Set in the penal colonies in the wake of the loss of America, Our Country’s Good is a reflection on how British see themselves, and most importantly it is a study on the basic principles of how and why people turn to crime, and how Society should deal with those who break the law. The play was written in 1988, but the themes are everlasting.
The fascinating thing is that the cast play two characters; one convict and one officer. This is a stroke of genius from the writer as it forces the actors to engage in the themes from both sides of the fence.
I had the privilege to be directed by Andy Hodgson as a minor part of the Chameleon Players production of Our Country’s Good in June 2000. I played Ketch Freeman, the reviled Irish hangman of the colony who attracted opprobrium from the convicts as a lackey of the system (he volunteered to hang others as an alternative to being hung himself), and by the officers for being a criminal. His genuine vulnerability and self loathing moved me and begun my interest in working as a volunteer in the prison system. The scene “The Science of Hanging” where he measures up a female convict is one of the top things I have ever done in my life. Pretentious and self indulgent? Probably yes. My Officer character was the strangely off kilter Captain Campbell, who as Major Ross’ bagman got to witness the acidic rantings of the Scotsman who is vehemently opposed to the Governor’s plan to encourage the human side of the convicts by commissioning Lt. Ralph Clark to direct “The Recruiting Officer” by George Farquhar, in itself a key choice of material.

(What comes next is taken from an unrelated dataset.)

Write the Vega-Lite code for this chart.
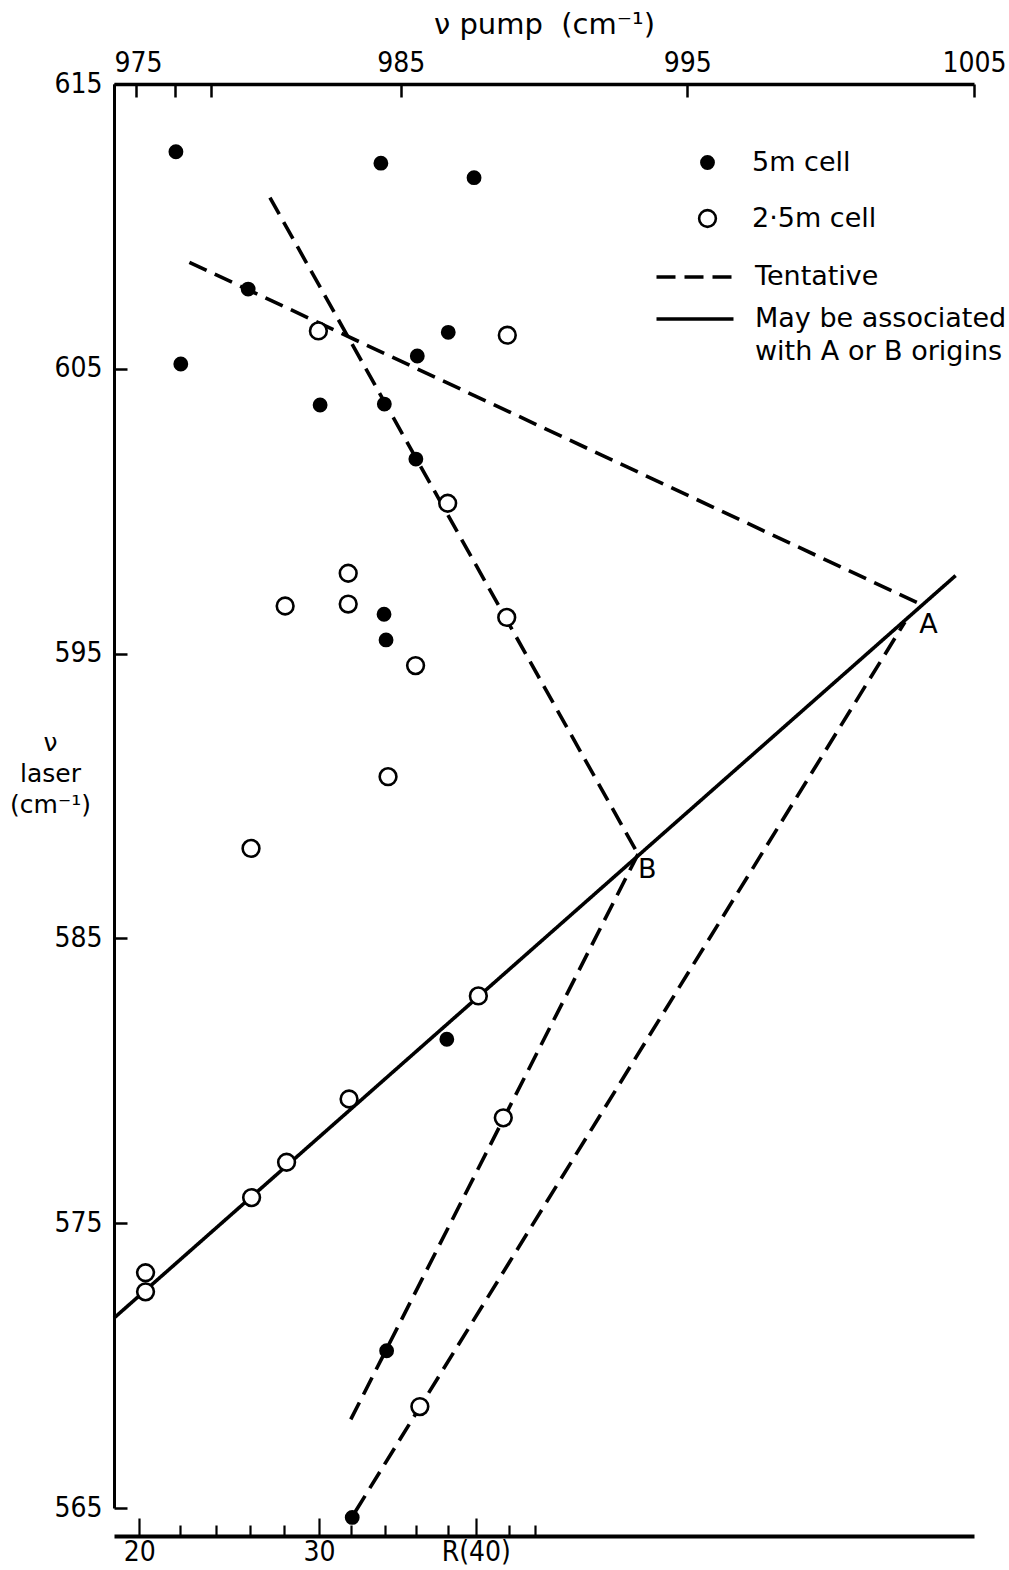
{
  "$schema": "https://vega.github.io/schema/vega-lite/v6.json",
  "width": 860,
  "height": 1424,
  "autosize": {"type": "none"},
  "padding": {"left": 114, "top": 84, "right": 35, "bottom": 62},
  "background": "white",
  "config": {
    "view": {"stroke": null},
    "font": "DejaVu Sans",
    "axis": {
      "grid": false,
      "domainColor": "black",
      "tickColor": "black",
      "labelColor": "black",
      "titleColor": "black",
      "labelFont": "DejaVu Sans Condensed, DejaVu Sans",
      "labelFontSize": 28,
      "titleFont": "DejaVu Sans",
      "titleFontWeight": "normal",
      "labelFlush": false,
      "labelOverlap": false
    }
  },
  "datasets": {
    "lines": [
      {"line": "S", "type": "May be associated with A or B origins", "f": 975.0, "v": 571.67},
      {"line": "S", "type": "May be associated with A or B origins", "f": 1004.36, "v": 597.74},
      {"line": "D1", "type": "Tentative", "f": 977.63, "v": 608.74},
      {"line": "D1", "type": "Tentative", "f": 1003.06, "v": 596.77},
      {"line": "D2", "type": "Tentative", "f": 980.44, "v": 611.01},
      {"line": "D2", "type": "Tentative", "f": 993.24, "v": 588.03},
      {"line": "D3", "type": "Tentative", "f": 993.28, "v": 587.96},
      {"line": "D3", "type": "Tentative", "f": 983.26, "v": 568.11},
      {"line": "D4", "type": "Tentative", "f": 1002.59, "v": 596.11},
      {"line": "D4", "type": "Tentative", "f": 983.41, "v": 564.86}
    ],
    "points": [
      {"cell": "5m cell", "f": 977.16, "v": 612.62},
      {"cell": "5m cell", "f": 984.31, "v": 612.22},
      {"cell": "5m cell", "f": 987.56, "v": 611.71},
      {"cell": "5m cell", "f": 979.68, "v": 607.80},
      {"cell": "5m cell", "f": 986.66, "v": 606.28},
      {"cell": "5m cell", "f": 985.58, "v": 605.45},
      {"cell": "5m cell", "f": 977.33, "v": 605.17},
      {"cell": "5m cell", "f": 982.19, "v": 603.73},
      {"cell": "5m cell", "f": 984.43, "v": 603.76},
      {"cell": "5m cell", "f": 985.53, "v": 601.83},
      {"cell": "5m cell", "f": 984.42, "v": 596.38},
      {"cell": "5m cell", "f": 984.49, "v": 595.48},
      {"cell": "5m cell", "f": 986.61, "v": 581.46},
      {"cell": "5m cell", "f": 984.51, "v": 570.52},
      {"cell": "5m cell", "f": 983.31, "v": 564.67},
      {"cell": "2·5m cell", "f": 982.13, "v": 606.33},
      {"cell": "2·5m cell", "f": 988.72, "v": 606.18},
      {"cell": "2·5m cell", "f": 986.64, "v": 600.28},
      {"cell": "2·5m cell", "f": 983.17, "v": 597.82},
      {"cell": "2·5m cell", "f": 980.97, "v": 596.67},
      {"cell": "2·5m cell", "f": 983.17, "v": 596.74},
      {"cell": "2·5m cell", "f": 988.70, "v": 596.27},
      {"cell": "2·5m cell", "f": 985.52, "v": 594.58},
      {"cell": "2·5m cell", "f": 984.56, "v": 590.68},
      {"cell": "2·5m cell", "f": 979.78, "v": 588.16},
      {"cell": "2·5m cell", "f": 987.71, "v": 582.98},
      {"cell": "2·5m cell", "f": 983.20, "v": 579.36},
      {"cell": "2·5m cell", "f": 988.58, "v": 578.70},
      {"cell": "2·5m cell", "f": 981.02, "v": 577.14},
      {"cell": "2·5m cell", "f": 979.80, "v": 575.90},
      {"cell": "2·5m cell", "f": 976.10, "v": 573.26},
      {"cell": "2·5m cell", "f": 976.10, "v": 572.59},
      {"cell": "2·5m cell", "f": 985.67, "v": 568.56}
    ],
    "labels": [
      {"label": "A", "f": 1003.41, "v": 596.0},
      {"label": "B", "f": 993.6, "v": 587.4}
    ]
  },
  "encoding": {
    "y": {
      "field": "v", "type": "quantitative",
      "scale": {"domain": [565, 615], "nice": false, "zero": false},
      "axis": {
        "orient": "left",
        "values": [565, 575, 585, 595, 605, 615],
        "format": "d",
        "tickSize": -13,
        "tickWidth": 2.5,
        "domainWidth": 3,
        "labelPadding": 25,
        "title": ["ν", "laser", "(cm⁻¹)"],
        "titleAngle": 0,
        "titleAlign": "center",
        "titleBaseline": "top",
        "titleX": -64,
        "titleY": 646,
        "titleFontSize": 25,
        "titleLineHeight": 31
      }
    }
  },
  "layer": [
    {
      "data": {"name": "lines"},
      "mark": {"type": "line", "color": "black", "strokeWidth": 3.6, "strokeCap": "butt"},
      "encoding": {
        "x": {
          "field": "f", "type": "quantitative",
          "scale": {"domain": [975, 1005], "nice": false, "zero": false},
          "axis": {
            "orient": "top",
            "values": [975, 975.76, 977.13, 978.38, 985, 995, 1005],
            "format": "d",
            "labelExpr": "datum.value % 10 == 5 ? datum.label : ''",
            "labelAlign": {"condition": {"test": "datum.value == 975", "value": "left"}, "value": "center"},
            "tickSize": -13,
            "tickWidth": 2.5,
            "domainWidth": 3.5,
            "labelPadding": 20,
            "title": "ν pump\u00a0\u00a0(cm⁻¹)",
            "titleFontSize": 29,
            "titlePadding": 10
          }
        },
        "detail": {"field": "line"},
        "strokeDash": {
          "field": "type", "type": "nominal",
          "scale": {"domain": ["Tentative", "May be associated with A or B origins"], "range": [[19, 9], [1, 0]]},
          "legend": {
            "orient": "none",
            "legendX": 560,
            "legendY": 172,
            "title": null,
            "padding": 0,
            "rowPadding": 8,
            "labelOffset": 39,
            "symbolType": "M-2,0H2",
            "symbolSize": 1482,
            "symbolStrokeWidth": 3.5,
            "symbolStrokeColor": "black",
            "symbolFillColor": "transparent",
            "labelFont": "DejaVu Sans",
            "labelFontSize": 27,
            "labelColor": "black",
            "labelLimit": 400,
            "labelExpr": "datum.label == 'Tentative' ? datum.label : ['May be associated', 'with A or B origins']",
            "encode": {
              "labels": {
                "update": {
                  "lineHeight": {"value": 33}
                }
              }
            }
          }
        }
      }
    },
    {
      "data": {"name": "points"},
      "mark": {"type": "point", "shape": "circle", "filled": true, "stroke": "black", "strokeWidth": 2.6, "opacity": 1},
      "encoding": {
        "x": {
          "field": "f", "type": "quantitative",
          "scale": {"domain": [975, 1005], "nice": false, "zero": false},
          "axis": {
            "orient": "bottom",
            "offset": 28,
            "values": [975.88, 977.30, 978.56, 979.74, 980.94, 982.15, 983.26, 984.45, 985.52, 986.66, 987.62, 988.78, 989.69],
            "labelExpr": "datum.value == 975.88 ? '20' : datum.value == 982.15 ? '30' : datum.value == 987.62 ? 'R(40)' : ''",
            "tickSize": {"condition": {"test": "datum.value == 975.88 || datum.value == 982.15 || datum.value == 987.62", "value": -18}, "value": -11},
            "tickWidth": 2.2,
            "domainWidth": 4,
            "labelPadding": 20,
            "title": null
          }
        },
        "fill": {
          "field": "cell", "type": "nominal",
          "scale": {"domain": ["5m cell", "2·5m cell"], "range": ["black", "white"]},
          "legend": {
            "orient": "none",
            "legendX": 580,
            "legendY": 65,
            "title": null,
            "padding": 0,
            "rowPadding": 28,
            "labelOffset": 31,
            "symbolType": "circle",
            "symbolStrokeColor": "black",
            "symbolStrokeWidth": 2.6,
            "labelFont": "DejaVu Sans",
            "labelFontSize": 27,
            "labelColor": "black"
          }
        },
        "size": {
          "field": "cell", "type": "nominal",
          "scale": {"domain": ["5m cell", "2·5m cell"], "range": [150, 280]},
          "legend": {
            "orient": "none",
            "legendX": 580,
            "legendY": 65,
            "title": null
          }
        }
      }
    },
    {
      "data": {"name": "labels"},
      "mark": {"type": "text", "font": "DejaVu Sans", "fontSize": 27, "align": "center", "baseline": "middle", "color": "black"},
      "encoding": {
        "x": {"field": "f", "type": "quantitative", "scale": {"domain": [975, 1005], "nice": false, "zero": false}, "axis": null},
        "text": {"field": "label"}
      }
    }
  ],
  "resolve": {"axis": {"x": "independent"}}
}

The debate about human dignity and the nature of crime and punishment is the basis of this play, and is something we must continue to discuss and act on. Tony Blair was absolutely right in his assertion that we must be “tough on crime, and tough on the causes of crime” but due to New Labour’s obsession with the Daily Mail agenda, the first part of the statement was implemented with gusto, but without the proportionate response to the second bit. The Tories, of course care not a jot for the reason why people turn to crime and just concentrate on lusty condemnation and the politics of contempt.
It was a strange experience watching something that has played such an important role in my political and life journey, but I was most chuffed when Conor said it was the best thing he had ever seen, and was asking when we are going to the theatre again.
Nothing I can write here can do justice to what a great and important play this really is.